Q: Can a spring store infinite energy?

A: No. Springs have an elastic limit beyond which they will deform permanently. Attempting to store energy beyond this limit will lead to failure of the spring.

Q: How can I determine the spring constant (k) of a spring?

A: The spring constant can be experimentally determined by hanging known masses from the spring and measuring the resulting elongation. Plotting the force (weight) versus displacement will yield a straight line with a slope equal to the spring constant.

Q: What are the units of elastic potential energy?

A: The SI unit of elastic potential energy is the Joule (J), which is equivalent to a Newton-meter (Nm).

Q: How does temperature affect the energy stored in a spring?

A: Temperature changes can affect the spring constant and thus the energy storage capacity. Generally, higher temperatures can lead to a slight decrease in stiffness, reducing the stored energy.

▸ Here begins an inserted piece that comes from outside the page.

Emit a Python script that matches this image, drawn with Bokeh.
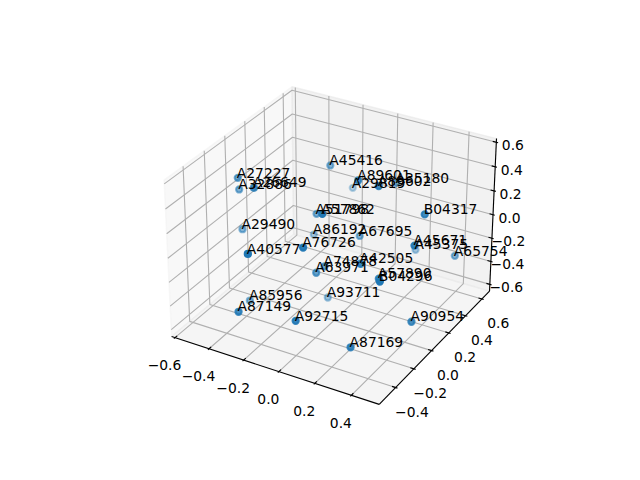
import numpy as np
from bokeh.plotting import figure
from bokeh.models import Range1d, ColumnDataSource
from bokeh.core.properties import value
from bokeh.embed import file_html
from bokeh.resources import INLINE

names = ["A27227","A32886","A26649","A29490","A45416","A89601","A29819","A89602","A35180","B04317",
         "A45671","A45375","A65754","A67695","A42505","A74878","A63971","A57890","B04296","A93711",
         "A90954","A87169","A40577","A76726","A85956","A87149","A92715","A86192","A51798","A57862"]
xs = [-.517,-.530,-.336,-.500,-.200,.090,-.214,.212,.137,.436,.459,.190,.451,.015,.259,-.008,-.035,.323,.405,-.106,
      .482,.288,-.150,.035,-.379,-.218,.060,-.278,-.168,.092]
ys = [-.0562,-.0237,-.2058,-.0513,.3357,.0826,.6123,.0649,.4144,.1210,-.0345,.5444,.4607,.2500,-.2137,-.0867,-.1231,-.1428,-.2954,.1309,
      -.0975,-.3702,-.5927,-.3820,-.1989,-.5809,-.5081,.2992,.1279,-.2925]
zs = [.361,.239,.447,-.063,.342,.492,-.027,.506,.281,.334,.197,-.350,-.232,-.106,.087,-.141,-.180,-.057,.065,-.605,
      -.374,-.474,.252,.237,-.516,-.258,-.258,-.251,.085,.469]
xlim = (-0.62, 0.55)
ylim = (-0.575, 0.695)
zlim = (-0.66, 0.63)
xticks = [-0.6,-0.4,-0.2,0.0,0.2,0.4]
yticks = [-0.4,-0.2,0.0,0.2,0.4,0.6]
zticks = [-0.6,-0.4,-0.2,0.0,0.2,0.4,0.6]

# matplotlib's default 3D camera
dist = 10.0
elev, azim = np.radians(30), np.radians(-60)
box = np.array([4., 4., 3.])
box = box * 1.8294640721620434 * 25 / 24 / np.linalg.norm(box)
R = .5 * box
eye = R + dist * np.array([np.cos(elev)*np.cos(azim), np.cos(elev)*np.sin(azim), np.sin(elev)])
w = (eye - R) / np.linalg.norm(eye - R)
u = np.cross([0, 0, 1.], w); u /= np.linalg.norm(u)
v = np.cross(w, u)

def proj(x, y, z):
    P = np.array([(x-xlim[0])/(xlim[1]-xlim[0])*box[0],
                  (y-ylim[0])/(ylim[1]-ylim[0])*box[1],
                  (z-zlim[0])/(zlim[1]-zlim[0])*box[2]]) - eye
    D = -P.dot(w)
    nx, ny = P.dot(u)/D, P.dot(v)/D
    return 143.2 + (nx+.095)/.185*369.6, 427.2 - (ny+.095)/.185*369.6, D

def path(*pts):
    q = [proj(*t) for t in pts]
    return [a[0] for a in q], [a[1] for a in q]

p = figure(width=640, height=480, x_range=Range1d(0, 640), y_range=Range1d(480, 0),
           x_axis_type=None, y_axis_type=None, output_backend="svg", toolbar_location=None,
           min_border=0, outline_line_color=None, background_fill_color="white", border_fill_color="white")
p.grid.visible = False

x0, x1 = xlim; y0, y1 = ylim; z0, z1 = zlim
panes = [([(x0,y0,z0),(x0,y1,z0),(x0,y1,z1),(x0,y0,z1)], "#f2f2f2"),
         ([(x0,y1,z0),(x1,y1,z0),(x1,y1,z1),(x0,y1,z1)], "#e6e6e6"),
         ([(x0,y0,z0),(x1,y0,z0),(x1,y1,z0),(x0,y1,z0)], "#ececec")]
for pts, c in panes:
    a, b = path(*pts)
    p.patch(a, b, fill_color=c, fill_alpha=.5, line_color=c, line_alpha=.5, line_width=1.4)

gx, gy = [], []
for t in xticks:
    a, b = path((t,y0,z0),(t,y1,z0),(t,y1,z1)); gx.append(a); gy.append(b)
for t in yticks:
    a, b = path((x1,t,z0),(x0,t,z0),(x0,t,z1)); gx.append(a); gy.append(b)
for t in zticks:
    a, b = path((x0,y0,t),(x0,y1,t),(x1,y1,t)); gx.append(a); gy.append(b)
p.multi_line(gx, gy, line_color="#b0b0b0", line_width=1.11)

ax, ay = [], []
for pts in [((x0,y0,z0),(x1,y0,z0)), ((x1,y0,z0),(x1,y1,z0)), ((x1,y1,z0),(x1,y1,z1))]:
    a, b = path(*pts); ax.append(a); ay.append(b)
dx, dy = (x1-x0)/12, (y1-y0)/12
for t in xticks:
    a, b = path((t,y0-.1*dy,z0),(t,y0+.2*dy,z0)); ax.append(a); ay.append(b)
for t in yticks:
    a, b = path((x1+.1*dx,t,z0),(x1-.2*dx,t,z0)); ax.append(a); ay.append(b)
for t in zticks:
    a, b = path((x1+.1*dx,y1,t),(x1-.2*dx,y1,t)); ax.append(a); ay.append(b)
p.multi_line(ax, ay, line_color="black", line_width=1.11)

def fmt(t):
    return ("\u2212" if t < 0 else "") + "%.1f" % abs(t)

tx, ty, tt = [], [], []
for t in xticks:
    a, b, _ = proj(t, y0, z0); tx.append(a-10.5); ty.append(b+27.5); tt.append(fmt(t))
for t in yticks:
    a, b, _ = proj(x1, t, z0); tx.append(a+16.3); ty.append(b+24.2); tt.append(fmt(t))
for t in zticks:
    a, b, _ = proj(x1, y1, t); tx.append(a+16.5); ty.append(b+3); tt.append(fmt(t))
p.text(tx, ty, text=tt, text_align="center", text_baseline="middle", text_color="black",
       text_font=value("DejaVu Sans"), text_font_size=value("13.89px"))

q = [proj(a, b, c) for a, b, c in zip(xs, ys, zs)]
px = np.array([a[0] for a in q]); py = np.array([a[1] for a in q]); D = np.array([a[2] for a in q])
vz = -10 / D
alpha = 1 - (vz - vz.min()) / (vz.max() - vz.min()) * .7
order = np.argsort(-vz)
src = ColumnDataSource(dict(x=px[order], y=py[order], a=alpha[order]))
p.scatter("x", "y", source=src, size=6.21, marker="circle", fill_color="#1f77b4", line_color="#1f77b4",
          fill_alpha="a", line_alpha="a", line_width=2.08)
p.text(list(px), list(py), text=names, text_align="left", text_baseline="alphabetic", text_color="black",
       text_font=value("DejaVu Sans"), text_font_size=value("13.89px"), x_offset=-1, y_offset=-5.3)

open("out.html", "w").write(file_html(p, INLINE))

Conclusion: The Significance of Spring Energy

Springs are remarkably simple yet powerful devices that play a crucial role in numerous technological applications. Understanding the principles governing their energy storage—Hooke's Law and elastic potential energy—is fundamental to many engineering disciplines. While the simple ½kx² equation provides a good approximation for many scenarios, it's crucial to consider the complexities of non-linear springs and energy loss mechanisms in real-world applications. This comprehensive understanding allows for the design and implementation of efficient and reliable systems that harness the power of stored spring energy.